Friday, November 23, 2012

Week # 6 Transitons in Marriage


What I thought was the most important concept from this week’s reading and from the class discussion was the fact the majorities of people have unrealistic expectations for marriage and are hurt when their dreams do not come true. We have to retain the same qualities that we want in a potential spouse.  How can individual expect someone to have certain characteristics that they do not have themselves?  I feel that is so hypocritical. Most of the time people develop these false notions of what they seen portrayed by the media.  Movies such as Twilight that take unrealistic expectations as to what to look for in a spouse, but this are the real world not fiction.
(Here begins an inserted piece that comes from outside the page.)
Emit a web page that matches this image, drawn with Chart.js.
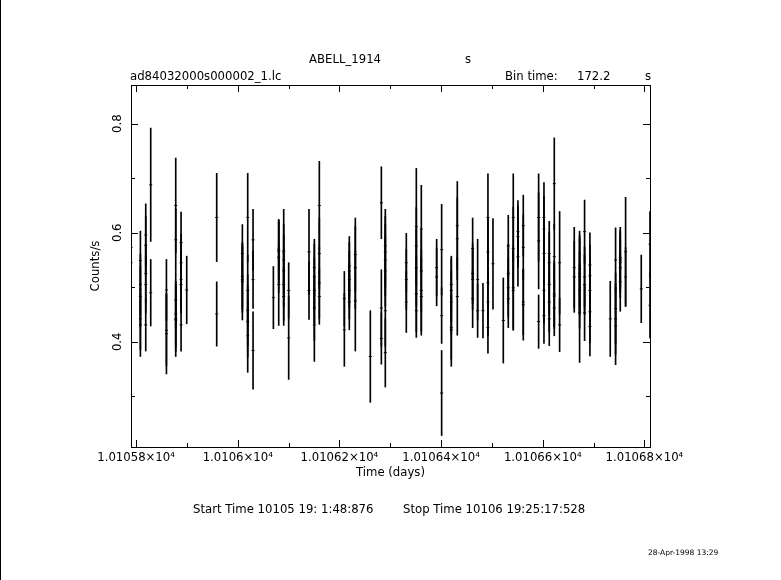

We often overlook the keep principles that are right in front of us for example the family proclamation that specify our roles within the family so that confusion can be prevented.  Another concept that really stood out to me was the concept that when you marry your spouse you are marrying their in-laws as well. My family truly needs to practice this more. I never really have seen my in-laws of my aunt’s husband’s family besides during their wedding. It is important to define or create a barrier between you and your spouse to establish the guide lines of your relationship with your spouse away from the rest of the world.  Your relationship with your in-laws is vital in becoming part of their family, but at the same establishing your own with your spouse. Your relationship with them can be very beneficial for networking. It also can have a negative effect you do not create the barrier beforehand.